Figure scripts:
* * * * *

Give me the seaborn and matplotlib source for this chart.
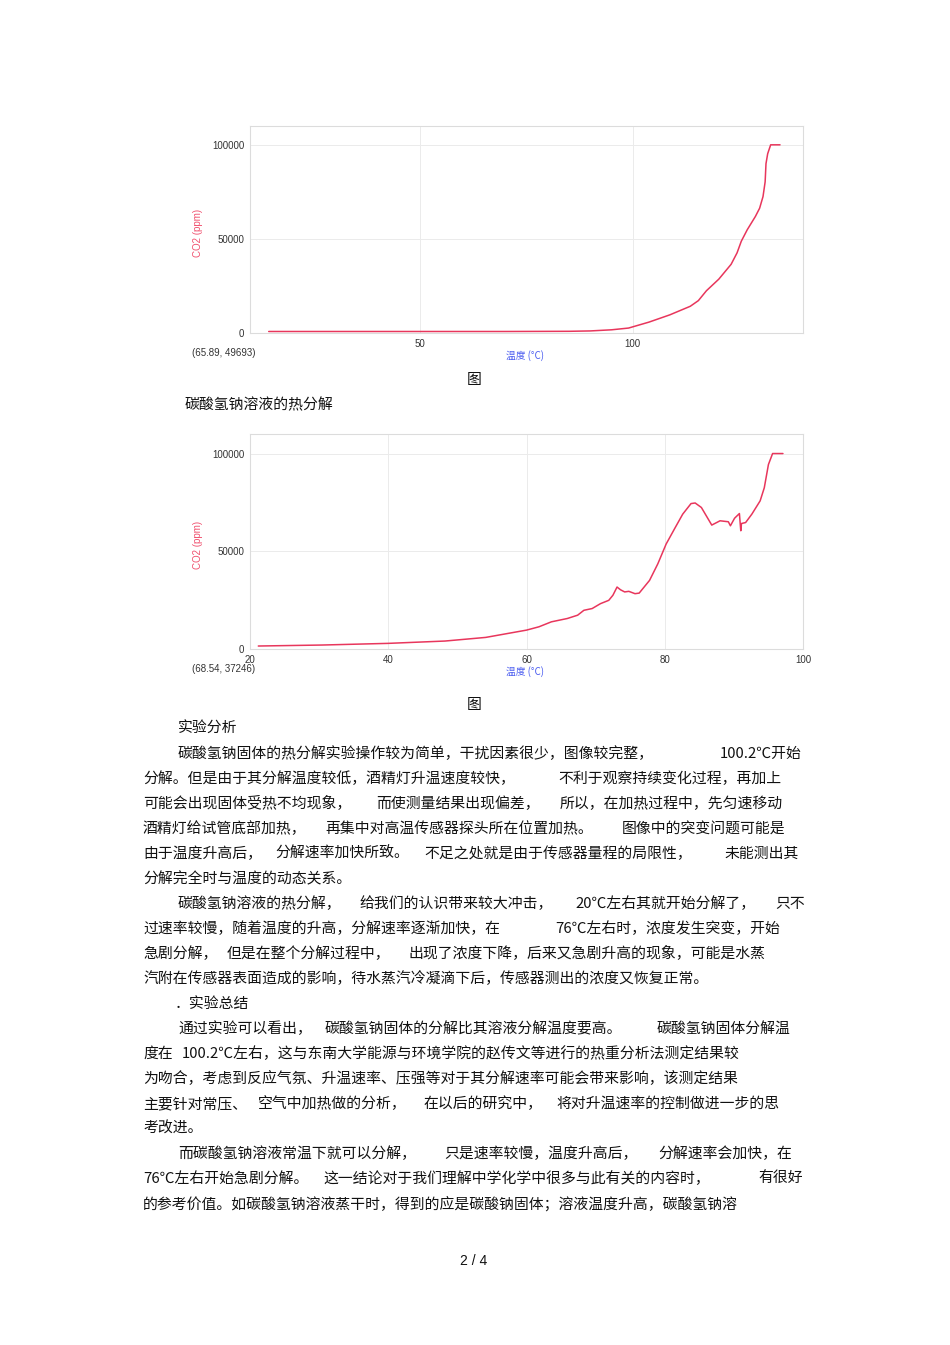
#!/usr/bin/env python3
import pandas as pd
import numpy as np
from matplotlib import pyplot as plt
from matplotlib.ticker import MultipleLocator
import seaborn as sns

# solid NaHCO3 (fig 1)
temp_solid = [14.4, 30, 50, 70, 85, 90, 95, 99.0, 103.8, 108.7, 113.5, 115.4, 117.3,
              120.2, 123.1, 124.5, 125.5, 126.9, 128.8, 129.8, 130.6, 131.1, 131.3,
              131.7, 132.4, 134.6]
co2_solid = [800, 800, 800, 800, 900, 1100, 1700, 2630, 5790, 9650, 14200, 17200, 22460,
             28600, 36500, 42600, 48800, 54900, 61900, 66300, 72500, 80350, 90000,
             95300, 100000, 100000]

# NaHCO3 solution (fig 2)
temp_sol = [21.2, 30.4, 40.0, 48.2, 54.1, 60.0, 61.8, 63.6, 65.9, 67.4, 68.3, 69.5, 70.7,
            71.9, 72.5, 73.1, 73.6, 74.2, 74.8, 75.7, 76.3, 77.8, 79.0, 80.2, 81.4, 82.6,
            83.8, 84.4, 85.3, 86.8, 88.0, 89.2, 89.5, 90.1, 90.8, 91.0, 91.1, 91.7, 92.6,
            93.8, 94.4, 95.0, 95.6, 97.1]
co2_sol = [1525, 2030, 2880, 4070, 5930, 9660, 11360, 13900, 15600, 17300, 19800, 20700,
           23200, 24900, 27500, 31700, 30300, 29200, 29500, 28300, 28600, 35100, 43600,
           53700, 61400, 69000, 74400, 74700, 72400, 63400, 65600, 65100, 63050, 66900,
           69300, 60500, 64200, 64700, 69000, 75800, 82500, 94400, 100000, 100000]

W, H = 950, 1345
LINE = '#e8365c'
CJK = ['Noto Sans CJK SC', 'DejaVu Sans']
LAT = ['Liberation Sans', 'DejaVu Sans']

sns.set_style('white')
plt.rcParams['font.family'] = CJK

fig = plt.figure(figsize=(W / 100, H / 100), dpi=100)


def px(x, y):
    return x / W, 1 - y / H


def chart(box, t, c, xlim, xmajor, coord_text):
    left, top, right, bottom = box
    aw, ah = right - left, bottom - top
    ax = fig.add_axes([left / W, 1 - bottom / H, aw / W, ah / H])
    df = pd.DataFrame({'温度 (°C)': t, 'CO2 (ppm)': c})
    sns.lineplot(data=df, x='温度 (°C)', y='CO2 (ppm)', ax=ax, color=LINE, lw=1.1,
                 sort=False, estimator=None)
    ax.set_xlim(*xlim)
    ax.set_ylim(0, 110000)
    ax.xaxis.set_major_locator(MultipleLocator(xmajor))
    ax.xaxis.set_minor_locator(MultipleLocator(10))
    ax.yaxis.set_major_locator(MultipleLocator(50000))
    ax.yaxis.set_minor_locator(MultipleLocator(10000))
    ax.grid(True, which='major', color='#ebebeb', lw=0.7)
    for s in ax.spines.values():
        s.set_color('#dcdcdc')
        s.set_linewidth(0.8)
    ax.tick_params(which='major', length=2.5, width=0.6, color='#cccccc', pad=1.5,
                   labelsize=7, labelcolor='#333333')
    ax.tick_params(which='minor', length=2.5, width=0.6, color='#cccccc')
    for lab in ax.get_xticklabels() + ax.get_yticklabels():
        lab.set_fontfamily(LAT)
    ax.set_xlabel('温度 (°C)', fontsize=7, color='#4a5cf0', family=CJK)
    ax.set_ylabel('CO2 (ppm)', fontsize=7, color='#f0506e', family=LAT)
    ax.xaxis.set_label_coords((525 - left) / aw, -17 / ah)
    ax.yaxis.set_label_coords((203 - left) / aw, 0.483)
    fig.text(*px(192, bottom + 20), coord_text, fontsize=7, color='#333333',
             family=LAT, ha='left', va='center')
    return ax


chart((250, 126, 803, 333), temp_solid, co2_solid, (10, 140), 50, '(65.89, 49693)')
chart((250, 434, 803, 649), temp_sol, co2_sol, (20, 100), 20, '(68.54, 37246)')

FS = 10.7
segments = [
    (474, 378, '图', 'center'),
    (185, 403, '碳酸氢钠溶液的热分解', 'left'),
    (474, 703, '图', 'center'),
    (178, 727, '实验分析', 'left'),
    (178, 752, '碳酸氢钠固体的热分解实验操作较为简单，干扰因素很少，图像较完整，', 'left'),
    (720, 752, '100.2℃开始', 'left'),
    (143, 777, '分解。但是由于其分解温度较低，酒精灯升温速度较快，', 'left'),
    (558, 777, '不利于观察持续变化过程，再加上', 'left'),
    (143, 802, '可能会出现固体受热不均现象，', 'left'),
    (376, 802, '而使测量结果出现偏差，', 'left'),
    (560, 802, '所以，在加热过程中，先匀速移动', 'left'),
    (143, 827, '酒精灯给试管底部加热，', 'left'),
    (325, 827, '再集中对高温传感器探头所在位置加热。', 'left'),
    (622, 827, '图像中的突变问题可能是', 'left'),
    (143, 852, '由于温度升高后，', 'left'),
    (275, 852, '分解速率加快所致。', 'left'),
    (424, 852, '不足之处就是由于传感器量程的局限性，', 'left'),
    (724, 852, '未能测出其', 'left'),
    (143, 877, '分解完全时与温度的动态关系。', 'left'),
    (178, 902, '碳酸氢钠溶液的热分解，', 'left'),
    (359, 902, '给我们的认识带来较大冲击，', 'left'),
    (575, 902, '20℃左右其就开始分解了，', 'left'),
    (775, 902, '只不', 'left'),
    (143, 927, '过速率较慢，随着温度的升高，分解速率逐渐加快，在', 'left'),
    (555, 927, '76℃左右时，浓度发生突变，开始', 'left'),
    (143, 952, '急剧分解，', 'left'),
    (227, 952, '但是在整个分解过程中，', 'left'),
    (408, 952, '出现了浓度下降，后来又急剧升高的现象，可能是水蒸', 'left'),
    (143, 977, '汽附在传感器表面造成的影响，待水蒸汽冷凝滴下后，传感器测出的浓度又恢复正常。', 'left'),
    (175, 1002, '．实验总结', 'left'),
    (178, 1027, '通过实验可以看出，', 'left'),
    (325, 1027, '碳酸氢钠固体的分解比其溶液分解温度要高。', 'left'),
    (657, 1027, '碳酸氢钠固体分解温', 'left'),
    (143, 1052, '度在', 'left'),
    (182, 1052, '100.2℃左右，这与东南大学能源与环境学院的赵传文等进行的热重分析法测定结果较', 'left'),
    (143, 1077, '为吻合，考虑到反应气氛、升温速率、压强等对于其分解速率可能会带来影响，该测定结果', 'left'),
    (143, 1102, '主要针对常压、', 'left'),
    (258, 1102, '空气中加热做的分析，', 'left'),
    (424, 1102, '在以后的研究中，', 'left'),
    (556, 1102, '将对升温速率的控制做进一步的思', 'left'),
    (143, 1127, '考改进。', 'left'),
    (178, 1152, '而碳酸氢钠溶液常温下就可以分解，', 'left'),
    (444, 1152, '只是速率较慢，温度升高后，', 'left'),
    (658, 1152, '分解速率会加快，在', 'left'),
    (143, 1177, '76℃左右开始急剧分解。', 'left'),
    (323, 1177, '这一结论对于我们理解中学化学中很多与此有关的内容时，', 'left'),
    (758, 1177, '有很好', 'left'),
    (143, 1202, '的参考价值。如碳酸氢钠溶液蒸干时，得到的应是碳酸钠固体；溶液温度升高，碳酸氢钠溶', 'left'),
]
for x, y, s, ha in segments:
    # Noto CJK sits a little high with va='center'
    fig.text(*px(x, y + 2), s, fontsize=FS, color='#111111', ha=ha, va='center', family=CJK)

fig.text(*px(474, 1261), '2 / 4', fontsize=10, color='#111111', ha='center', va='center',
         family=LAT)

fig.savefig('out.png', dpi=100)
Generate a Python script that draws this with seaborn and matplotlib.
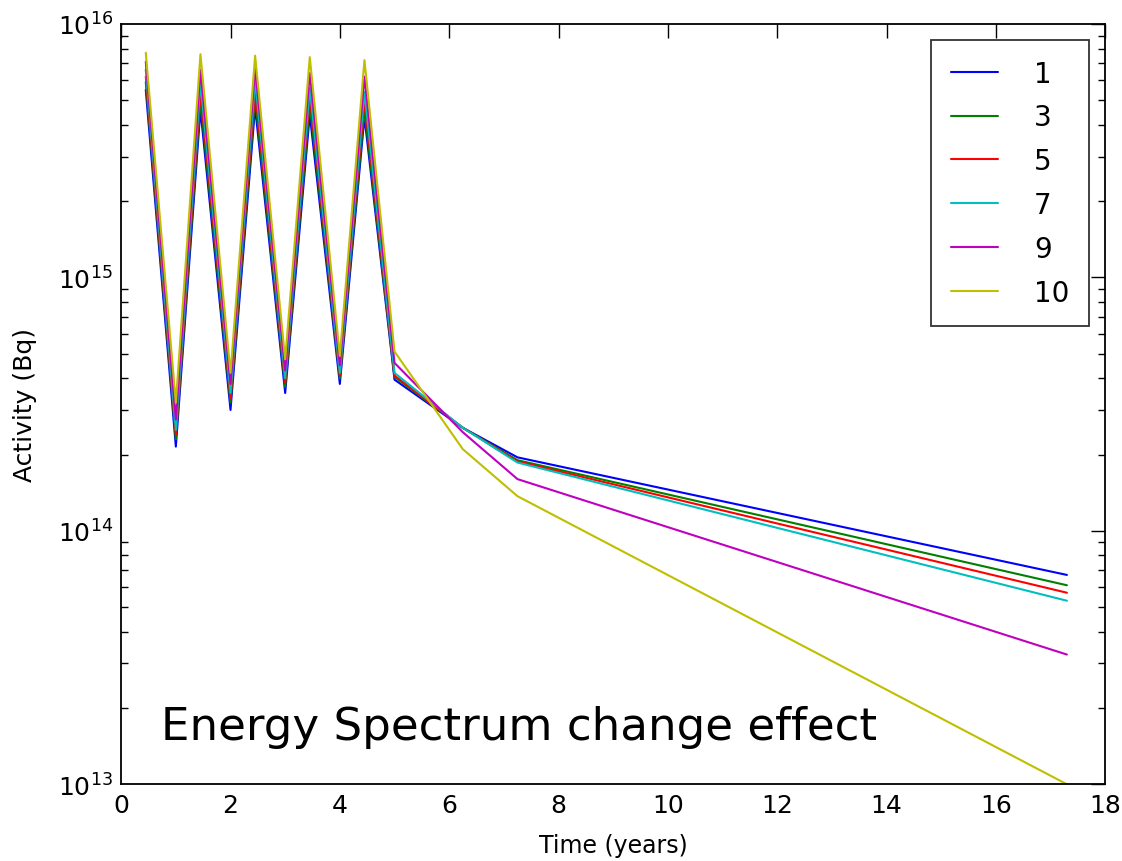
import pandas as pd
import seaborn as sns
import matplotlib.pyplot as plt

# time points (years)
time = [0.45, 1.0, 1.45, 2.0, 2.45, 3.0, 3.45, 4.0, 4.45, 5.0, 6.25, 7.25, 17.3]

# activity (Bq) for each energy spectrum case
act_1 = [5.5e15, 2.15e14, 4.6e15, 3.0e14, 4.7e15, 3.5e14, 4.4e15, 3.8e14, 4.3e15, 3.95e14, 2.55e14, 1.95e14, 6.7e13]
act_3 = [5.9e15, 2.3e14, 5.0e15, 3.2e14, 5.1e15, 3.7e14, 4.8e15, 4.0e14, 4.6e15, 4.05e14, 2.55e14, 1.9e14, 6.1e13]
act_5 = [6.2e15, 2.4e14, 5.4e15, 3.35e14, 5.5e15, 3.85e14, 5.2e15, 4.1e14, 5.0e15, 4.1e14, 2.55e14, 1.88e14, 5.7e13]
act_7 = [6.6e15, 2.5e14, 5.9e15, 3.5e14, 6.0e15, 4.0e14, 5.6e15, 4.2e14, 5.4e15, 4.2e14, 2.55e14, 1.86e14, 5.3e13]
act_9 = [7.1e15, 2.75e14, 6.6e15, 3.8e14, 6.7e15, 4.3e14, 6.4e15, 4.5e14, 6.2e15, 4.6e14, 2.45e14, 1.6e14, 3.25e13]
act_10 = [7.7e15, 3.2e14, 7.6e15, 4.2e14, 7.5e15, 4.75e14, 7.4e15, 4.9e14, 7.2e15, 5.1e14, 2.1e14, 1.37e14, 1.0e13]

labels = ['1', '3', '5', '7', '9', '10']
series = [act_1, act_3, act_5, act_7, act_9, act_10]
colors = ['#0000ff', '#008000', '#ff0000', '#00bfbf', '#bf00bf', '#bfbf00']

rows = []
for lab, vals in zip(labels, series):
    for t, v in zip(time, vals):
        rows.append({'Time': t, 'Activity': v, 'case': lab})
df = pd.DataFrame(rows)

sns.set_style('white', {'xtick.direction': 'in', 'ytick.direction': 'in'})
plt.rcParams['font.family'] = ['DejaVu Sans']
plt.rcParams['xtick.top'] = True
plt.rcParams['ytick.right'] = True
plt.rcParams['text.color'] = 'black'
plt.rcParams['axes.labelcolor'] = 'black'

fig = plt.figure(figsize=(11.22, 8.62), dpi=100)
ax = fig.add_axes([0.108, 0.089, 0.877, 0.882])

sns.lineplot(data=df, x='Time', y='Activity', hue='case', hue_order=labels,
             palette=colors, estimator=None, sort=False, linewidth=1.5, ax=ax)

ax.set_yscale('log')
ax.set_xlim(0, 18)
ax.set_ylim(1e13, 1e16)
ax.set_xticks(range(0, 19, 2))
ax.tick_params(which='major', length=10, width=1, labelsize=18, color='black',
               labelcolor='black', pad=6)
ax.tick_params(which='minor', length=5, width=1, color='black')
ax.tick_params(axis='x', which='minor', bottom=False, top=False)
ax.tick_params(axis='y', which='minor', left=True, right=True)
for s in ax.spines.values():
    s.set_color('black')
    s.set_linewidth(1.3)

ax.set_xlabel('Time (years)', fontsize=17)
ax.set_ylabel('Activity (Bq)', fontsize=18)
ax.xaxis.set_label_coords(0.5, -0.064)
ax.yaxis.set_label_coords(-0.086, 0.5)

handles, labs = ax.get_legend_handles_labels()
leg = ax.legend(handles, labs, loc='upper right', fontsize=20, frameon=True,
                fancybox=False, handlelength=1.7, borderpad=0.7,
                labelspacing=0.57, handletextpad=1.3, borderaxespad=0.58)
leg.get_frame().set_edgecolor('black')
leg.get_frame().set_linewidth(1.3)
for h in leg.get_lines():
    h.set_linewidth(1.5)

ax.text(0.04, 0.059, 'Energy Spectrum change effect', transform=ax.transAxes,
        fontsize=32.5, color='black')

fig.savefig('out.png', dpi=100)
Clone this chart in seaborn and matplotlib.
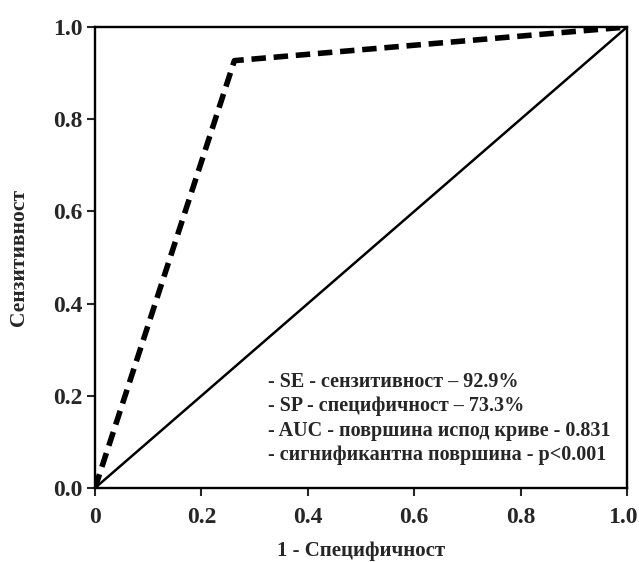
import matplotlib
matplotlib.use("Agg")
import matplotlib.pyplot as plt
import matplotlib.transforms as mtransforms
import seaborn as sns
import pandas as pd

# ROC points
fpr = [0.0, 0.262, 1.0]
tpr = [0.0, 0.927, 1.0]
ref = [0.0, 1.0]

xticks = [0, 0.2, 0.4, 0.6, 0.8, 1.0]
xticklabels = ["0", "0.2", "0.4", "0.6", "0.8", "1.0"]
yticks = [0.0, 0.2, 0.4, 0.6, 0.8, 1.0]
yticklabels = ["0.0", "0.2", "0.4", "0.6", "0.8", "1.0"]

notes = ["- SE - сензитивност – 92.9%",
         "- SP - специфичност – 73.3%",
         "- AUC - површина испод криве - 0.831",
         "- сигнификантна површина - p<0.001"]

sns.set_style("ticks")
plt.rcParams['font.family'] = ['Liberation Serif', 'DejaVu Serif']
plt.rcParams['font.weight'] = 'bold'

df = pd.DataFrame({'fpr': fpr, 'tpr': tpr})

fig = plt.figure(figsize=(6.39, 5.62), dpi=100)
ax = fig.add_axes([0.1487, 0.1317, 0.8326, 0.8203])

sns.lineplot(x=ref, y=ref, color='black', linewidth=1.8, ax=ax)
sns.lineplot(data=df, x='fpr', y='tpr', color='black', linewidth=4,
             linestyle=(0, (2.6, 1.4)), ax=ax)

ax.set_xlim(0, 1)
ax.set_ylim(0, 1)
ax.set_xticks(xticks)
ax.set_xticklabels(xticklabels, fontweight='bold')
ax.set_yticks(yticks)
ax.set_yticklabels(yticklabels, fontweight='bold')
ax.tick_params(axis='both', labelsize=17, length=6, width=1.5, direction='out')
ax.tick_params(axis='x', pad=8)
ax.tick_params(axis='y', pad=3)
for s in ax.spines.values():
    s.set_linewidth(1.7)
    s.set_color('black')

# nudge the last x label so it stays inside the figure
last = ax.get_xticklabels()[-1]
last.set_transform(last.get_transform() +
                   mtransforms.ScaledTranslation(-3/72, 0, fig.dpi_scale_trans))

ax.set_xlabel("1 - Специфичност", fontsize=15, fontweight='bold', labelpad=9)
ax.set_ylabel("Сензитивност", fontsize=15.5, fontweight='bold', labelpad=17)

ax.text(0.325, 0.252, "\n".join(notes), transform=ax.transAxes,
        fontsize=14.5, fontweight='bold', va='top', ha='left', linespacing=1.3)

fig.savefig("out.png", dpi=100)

* * * * *

> _STATED EXERCISE_
Write out an exact copy of the listing, first line through the line containing "return x / W, 1 - y / H", with the pictures left out.

> _PROBLEM SOLUTION_
Give me the seaborn and matplotlib source for this chart.
#!/usr/bin/env python3
import pandas as pd
import numpy as np
from matplotlib import pyplot as plt
from matplotlib.ticker import MultipleLocator
import seaborn as sns

# solid NaHCO3 (fig 1)
temp_solid = [14.4, 30, 50, 70, 85, 90, 95, 99.0, 103.8, 108.7, 113.5, 115.4, 117.3,
              120.2, 123.1, 124.5, 125.5, 126.9, 128.8, 129.8, 130.6, 131.1, 131.3,
              131.7, 132.4, 134.6]
co2_solid = [800, 800, 800, 800, 900, 1100, 1700, 2630, 5790, 9650, 14200, 17200, 22460,
             28600, 36500, 42600, 48800, 54900, 61900, 66300, 72500, 80350, 90000,
             95300, 100000, 100000]

# NaHCO3 solution (fig 2)
temp_sol = [21.2, 30.4, 40.0, 48.2, 54.1, 60.0, 61.8, 63.6, 65.9, 67.4, 68.3, 69.5, 70.7,
            71.9, 72.5, 73.1, 73.6, 74.2, 74.8, 75.7, 76.3, 77.8, 79.0, 80.2, 81.4, 82.6,
            83.8, 84.4, 85.3, 86.8, 88.0, 89.2, 89.5, 90.1, 90.8, 91.0, 91.1, 91.7, 92.6,
            93.8, 94.4, 95.0, 95.6, 97.1]
co2_sol = [1525, 2030, 2880, 4070, 5930, 9660, 11360, 13900, 15600, 17300, 19800, 20700,
           23200, 24900, 27500, 31700, 30300, 29200, 29500, 28300, 28600, 35100, 43600,
           53700, 61400, 69000, 74400, 74700, 72400, 63400, 65600, 65100, 63050, 66900,
           69300, 60500, 64200, 64700, 69000, 75800, 82500, 94400, 100000, 100000]

W, H = 950, 1345
LINE = '#e8365c'
CJK = ['Noto Sans CJK SC', 'DejaVu Sans']
LAT = ['Liberation Sans', 'DejaVu Sans']

sns.set_style('white')
plt.rcParams['font.family'] = CJK

fig = plt.figure(figsize=(W / 100, H / 100), dpi=100)


def px(x, y):
    return x / W, 1 - y / H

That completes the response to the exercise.